Binary options certainly aren’t for everyone. Traders who would be a good fit for this type of vehicle include:

  • Experienced Traders. Those who trade binary options should have extensive knowledge of the underlying assets they trade and what causes them to move. While research is a great place to start, the only way to truly get the knowledge you need to be successful is through significant experience. This is not a trading vehicle for beginners.
  • Technical Analysis Experts. Technical analysis is the process of looking for patterns in the asset’s chart to determine future price movement. Those who trade binary options profitably are generally technical analysis experts with a wide range of indicators and charting capabilities at their disposal.
  • Traders With a Large Appetite for Risk.
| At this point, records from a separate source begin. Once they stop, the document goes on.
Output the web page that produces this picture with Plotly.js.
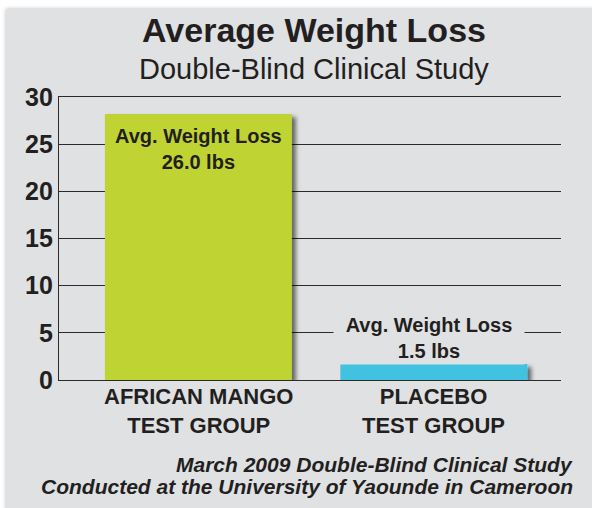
<!DOCTYPE html>
<html>
<head>
<meta charset="utf-8">
<script src="https://cdn.plot.ly/plotly-3.0.1.min.js"></script>
<style>
  html, body { margin: 0; padding: 0; background: #ffffff; }
  #panel { position: absolute; left: 6px; top: 9px; width: 600px; height: 520px;
           background: #e0e1e3; box-shadow: 0 0 4px rgba(0,0,0,0.28); }
  #chart { position: absolute; left: 0; top: 0; width: 592px; height: 508px; }
</style>
</head>
<body>
<div id="panel"></div>
<div id="chart"></div>
<script>
// ---- data ----
const categoryLines = [['AFRICAN MANGO', 'TEST GROUP'], ['PLACEBO', 'TEST GROUP']];
const categories = categoryLines.map(l => l.join(' '));
const barValues = [28.2, 1.7];
const labelTitles = ['Avg. Weight Loss', 'Avg. Weight Loss'];
const labelValues = ['26.0 lbs', '1.5 lbs'];
const barColors = ['#bfd431', '#43c2e1'];
const yTickVals = [0, 5, 10, 15, 20, 25, 30];
const yTickText = ['0', '5', '10', '15', '20', '25', '30'];
const titleText = 'Average Weight Loss';
const subtitleText = 'Double-Blind Clinical Study';
const footLines = ['March 2009 Double-Blind Clinical Study',
                   'Conducted at the University of Yaounde in Cameroon'];

const INK = '#231f20';
const FONT = 'Liberation Sans, Arial, Helvetica, sans-serif';
const PANEL = '#e0e1e3';

const trace = {
  type: 'bar',
  x: categories,
  y: barValues,
  width: 0.794,
  marker: { color: barColors, line: { width: 0 } },
  hoverinfo: 'skip'
};

const annotations = [];
categories.forEach((c, i) => {
  const inside = barValues[i] > 10;
  annotations.push({
    x: c, y: barValues[i], xref: 'x', yref: 'y',
    text: labelTitles[i] + '<br>' + labelValues[i],
    showarrow: false,
    xanchor: 'center',
    yanchor: inside ? 'top' : 'bottom',
    yshift: inside ? -8 : -1,
    xshift: inside ? 0 : -5,
    font: { family: FONT, size: 20, color: INK, weight: 'bold' },
    bgcolor: inside ? 'rgba(0,0,0,0)' : PANEL,
    width: inside ? null : 186,
    borderpad: 2
  });
  // category label below the axis
  annotations.push({
    x: c, xref: 'x', yref: 'paper',
    y: -0.109, yanchor: 'middle', xanchor: 'center',
    showarrow: false, text: categoryLines[i].join('<br>'),
    font: { family: FONT, size: 22, color: INK, weight: 'bold' }
  });
});
// subtitle
annotations.push({
  xref: 'paper', yref: 'paper', x: 0.508, y: 1.099,
  xanchor: 'center', yanchor: 'middle', showarrow: false,
  text: subtitleText,
  font: { family: FONT, size: 29, color: INK }
});
// footnote
footLines.forEach((line, k) => {
  annotations.push({
    xref: 'paper', yref: 'paper', x: 1.028, y: [-0.297, -0.375][k],
    xanchor: 'right', yanchor: 'middle', align: 'right',
    showarrow: false, text: line,
    font: { family: FONT, size: 21, color: INK, weight: 'bold', style: 'italic' }
  });
});

const layout = {
  width: 592, height: 508,
  margin: { l: 59, r: 31, t: 97, b: 128 },
  paper_bgcolor: 'rgba(0,0,0,0)',
  plot_bgcolor: 'rgba(0,0,0,0)',
  showlegend: false,
  title: {
    text: titleText,
    x: 0.508, xref: 'paper', xanchor: 'center',
    y: 0.9646, yref: 'container', yanchor: 'top',
    font: { family: FONT, size: 34, color: INK, weight: 'bold' }
  },
  xaxis: {
    type: 'category',
    range: [-0.592, 1.54],
    showgrid: false,
    zeroline: false,
    showline: true, mirror: true,
    linecolor: '#2b2b2b', linewidth: 1.2,
    ticks: '',
    showticklabels: false,
    fixedrange: true
  },
  yaxis: {
    range: [0, 30],
    tickmode: 'array', tickvals: yTickVals, ticktext: yTickText,
    showgrid: true, gridcolor: '#2b2b2b', gridwidth: 1.2,
    zeroline: false,
    showline: true, linecolor: '#2b2b2b', linewidth: 1.2,
    ticks: '',
    ticklabelstandoff: 0,
    tickfont: { family: FONT, size: 25, color: INK, weight: 'bold' },
    fixedrange: true
  },
  annotations: annotations
};

Plotly.newPlot('chart', [trace], layout, { displayModeBar: false, staticPlot: true }).then(gd => {
  const svg = gd.querySelector('.main-svg');
  const NS = 'http://www.w3.org/2000/svg';
  let defs = svg.querySelector('defs');
  if (!defs) { defs = document.createElementNS(NS, 'defs'); svg.insertBefore(defs, svg.firstChild); }
  const f = document.createElementNS(NS, 'filter');
  f.setAttribute('id', 'barshadow');
  f.setAttribute('x', '-10%'); f.setAttribute('y', '-10%');
  f.setAttribute('width', '130%'); f.setAttribute('height', '130%');
  const ds = document.createElementNS(NS, 'feDropShadow');
  ds.setAttribute('dx', '4'); ds.setAttribute('dy', '3');
  ds.setAttribute('stdDeviation', '2');
  ds.setAttribute('flood-color', '#000'); ds.setAttribute('flood-opacity', '0.55');
  f.appendChild(ds); defs.appendChild(f);
  gd.querySelectorAll('.barlayer .point path').forEach(p => p.setAttribute('filter', 'url(#barshadow)'));
});
</script>
</body>
</html>
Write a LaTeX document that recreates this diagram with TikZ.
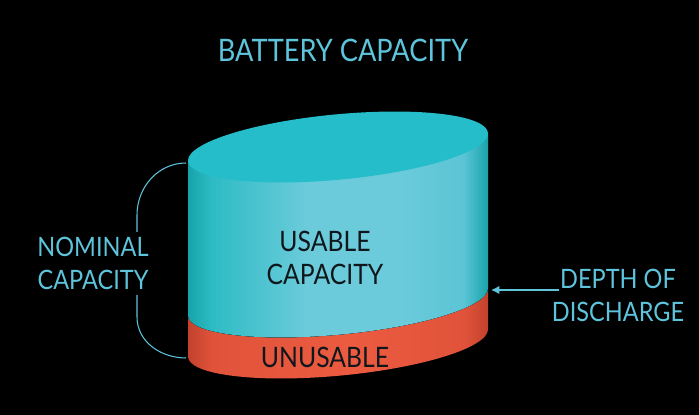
\documentclass[tikz,border=0pt]{standalone}
\usepackage{fontspec}
\setmainfont{Lato}
\newfontfamily\capfont[FakeStretch=0.88]{Lato}
\usetikzlibrary{arrows.meta}

\definecolor{capblue}{HTML}{5EC4DC}
\definecolor{capink}{HTML}{10171C}
\definecolor{topcyan}{HTML}{24BDC9}
\definecolor{cyanedge}{HTML}{17A3AA}
\definecolor{cyanside}{HTML}{2DBCC4}
\definecolor{cyanmid}{HTML}{6CCBDB}
\definecolor{cyanright}{HTML}{5AC4D5}
\definecolor{redge}{HTML}{C2412D}
\definecolor{rside}{HTML}{E0533A}
\definecolor{rmid}{HTML}{EC5B40}

\pgfdeclarehorizontalshading{usableshade}{100bp}{color(0bp)=(cyanedge); color(25bp)=(cyanedge);
  color(29bp)=(cyanside); color(45bp)=(cyanmid); color(60bp)=(cyanmid); color(71bp)=(cyanright); color(75bp)=(cyanedge); color(100bp)=(cyanedge)}
\pgfdeclarehorizontalshading{unusableshade}{100bp}{color(0bp)=(redge); color(25bp)=(redge);
  color(29bp)=(rside); color(52bp)=(rmid); color(71bp)=(rside); color(75bp)=(redge); color(100bp)=(redge)}

\begin{document}
\begin{tikzpicture}[x=0.025cm, y=0.025cm,
  caption/.style={text=capblue, font=\capfont\fontsize{19}{23.4}\selectfont, align=center},
  inlabel/.style={text=capink, font=\capfont\fontsize{20}{24}\selectfont, align=center},
  brace/.style={draw=capblue, line width=0.75pt},
  pointer/.style={draw=capblue, line width=0.8pt, -{Latex[length=6pt, width=6pt]}}]

  \fill[black] (0,0) rectangle (699,415);

  \node[caption, font=\capfont\fontsize{22}{24}\selectfont] (title) at (343,365) {BATTERY CAPACITY};

  % battery cylinder
  \begin{scope}[shift={(338,0)}, yslant=0.09]
    \fill[shading=unusableshade] (-150,113) -- (-150,72)
      arc[start angle=180, end angle=360, x radius=150, y radius=32.8] -- (150,113)
      arc[start angle=0, end angle=-180, x radius=150, y radius=32.8] -- cycle;
    \fill[shading=usableshade] (-150,268) -- (-150,113)
      arc[start angle=180, end angle=360, x radius=150, y radius=32.8] -- (150,268) -- cycle;
    \fill[topcyan] (0,268) ellipse[x radius=150, y radius=32.8];
  \end{scope}

  \node[inlabel] (usable) at (325,157) {USABLE\\CAPACITY};
  \node[inlabel] (unusable) at (325,58) {UNUSABLE};

  \node[caption] (nominal) at (93,152) {NOMINAL\\CAPACITY};
  \node[caption] (depth) at (618,120) {DEPTH OF\\DISCHARGE};

  \coordinate (nomtop) at (186,252);
  \coordinate (nomupper) at (137,183);
  \coordinate (nomlower) at (137,120);
  \coordinate (nombot) at (186,57);
  \draw[brace] (nomtop) to[out=180, in=90] (137,200) -- (nomupper);
  \draw[brace] (nomlower) -- (137,98) to[out=-90, in=180] (nombot);

  \coordinate (dodtail) at (559,125);
  \coordinate (dodmark) at (491,125);
  \draw[pointer] (dodtail) -- (dodmark);
\end{tikzpicture}
\end{document}
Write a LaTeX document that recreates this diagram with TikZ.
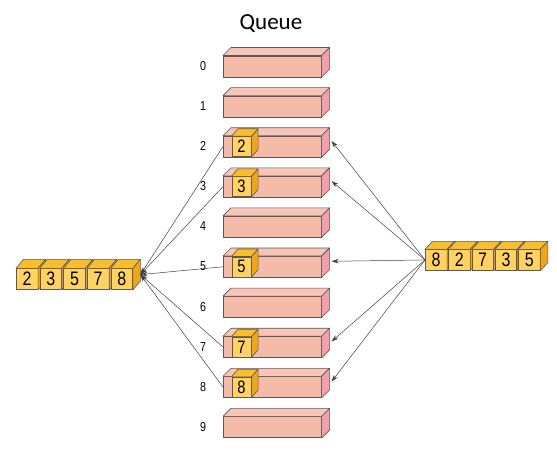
\documentclass[tikz,border=0pt]{standalone}
\usepackage{fontspec}
\setmainfont{Liberation Sans}
\newfontfamily\titlefont{Carlito}
\newfontfamily\narrowfont[FakeStretch=0.82]{Liberation Sans}
\usetikzlibrary{arrows.meta}
\definecolor{edgec}{HTML}{5E5656}
\definecolor{barfr}{HTML}{F4BBA8}
\definecolor{bartp}{HTML}{F7C6B6}
\definecolor{barrt}{HTML}{F0A0A6}
\definecolor{cubefr}{HTML}{FFD262}
\definecolor{cubetp}{HTML}{F8BE2C}
\definecolor{cubert}{HTML}{F0A61A}
\definecolor{arrc}{HTML}{404040}
\tikzset{
  barbox/.style={draw=edgec, fill=barfr, line width=0.6pt, minimum width=98pt, minimum height=21pt, inner sep=0pt, anchor=north west},
  cubebox/.style={draw=edgec, fill=cubefr, line width=0.6pt, inner sep=0pt, anchor=north west, font=\narrowfont\fontsize{19.5}{19.5}\selectfont, text=black},
  incube/.style={cubebox, minimum width=19.5pt, minimum height=20pt},
  stackcube/.style={cubebox, minimum width=21.5pt, minimum height=21pt},
  idx/.style={font=\narrowfont\fontsize{13}{13}\selectfont, text=black},
  conn/.style={draw=arrc, line width=0.5pt, -{Stealth[length=7pt,width=4.5pt]}},
}
% faces: #1 node, #2 dx, #3 dy, #4 top colour, #5 right colour
\newcommand{\boxfaces}[5]{%
  \filldraw[draw=edgec, fill=#4, line width=0.6pt, line join=round] (#1.north west) -- ++(#2,#3) -- ([shift={(#2,#3)}]#1.north east) -- (#1.north east) -- cycle;
  \filldraw[draw=edgec, fill=#5, line width=0.6pt, line join=round] (#1.north east) -- ++(#2,#3) -- ([shift={(#2,#3)}]#1.south east) -- (#1.south east) -- cycle;
}
\begin{document}
\begin{tikzpicture}[x=1pt, y=-1pt]
\useasboundingbox (0,0) rectangle (557,455);
\node[font=\titlefont\fontsize{23}{23}\selectfont] (title) at (271,24) {Queue};
% bars
\foreach \i in {0,...,9}{
  \pgfmathsetmacro{\yy}{55.5+40.1*\i}
  \node[barbox] (bar\i) at (223,\yy) {};
  \boxfaces{bar\i}{8pt}{8pt}{bartp}{barrt}
  \node[idx] (lab\i) at (203,\yy+10.5) {\i};
}
% cubes in bars
\foreach \i in {2,3,5,7,8}{
  \pgfmathsetmacro{\yy}{55.5+40.1*\i+0.5}
  \node[incube, font=\narrowfont\fontsize{18}{18}\selectfont] (c\i) at (231.5,\yy) {\i};
  \boxfaces{c\i}{6.5pt}{7.5pt}{cubetp}{cubert}
}
% left stack
\foreach \v [count=\k from 0] in {2,3,5,7,8}{
  \node[stackcube] (l\k) at (16+23.7*\k,268.3) {\v};
  \boxfaces{l\k}{7.5pt}{9pt}{cubetp}{cubert}
}
% right stack
\foreach \v [count=\k from 0] in {8,2,7,3,5}{
  \node[stackcube, minimum height=20.7pt] (r\k) at (425+23.3*\k,249.3) {\v};
  \boxfaces{r\k}{7.5pt}{8pt}{cubetp}{cubert}
}
\coordinate (lt) at ([shift={(7.5pt,4.5pt)}]l4.east);
\coordinate (rs) at (r0.west);
\foreach \i in {2,3,5,7,8}{
  \coordinate (t\i) at ([shift={(10pt,5.5pt)}]bar\i.east);
  \draw[conn] (rs) -- (t\i);
  \draw[conn] (bar\i.west) -- (lt);
}
\end{tikzpicture}
\end{document}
Binary options are a high-risk asset, and trading these assets comes with a significantly higher potential for loss than trading other assets like stocks and bonds. As a result, only those with a healthy appetite for risk should consider them.
  • Traders With Money to Lose. Trading binary options is a risky concept and can result in significant losses. Only excess funds or a bit of “mad money” should be used to attempt trading these assets.

Final Word

The truth is that 99% of market participants should avoid binary options. According to WOW Online, only between 10% and 30% of people who trade binary options ever make money doing so.

Those who do make money in binary options generally have several years, if not decades, of experience trading in financial markets, combined with a detailed understanding of what causes prices to move and the technical indicators that make technical analysis possible.

Nonetheless, if you decide to try your hand at trading these derivatives, it’s important to do your research with each trade. Moreover, no more than 5% of your entire portfolio’s value should ever be risked in binary options trades, because a bad prediction leads to the loss of your whole principal investment.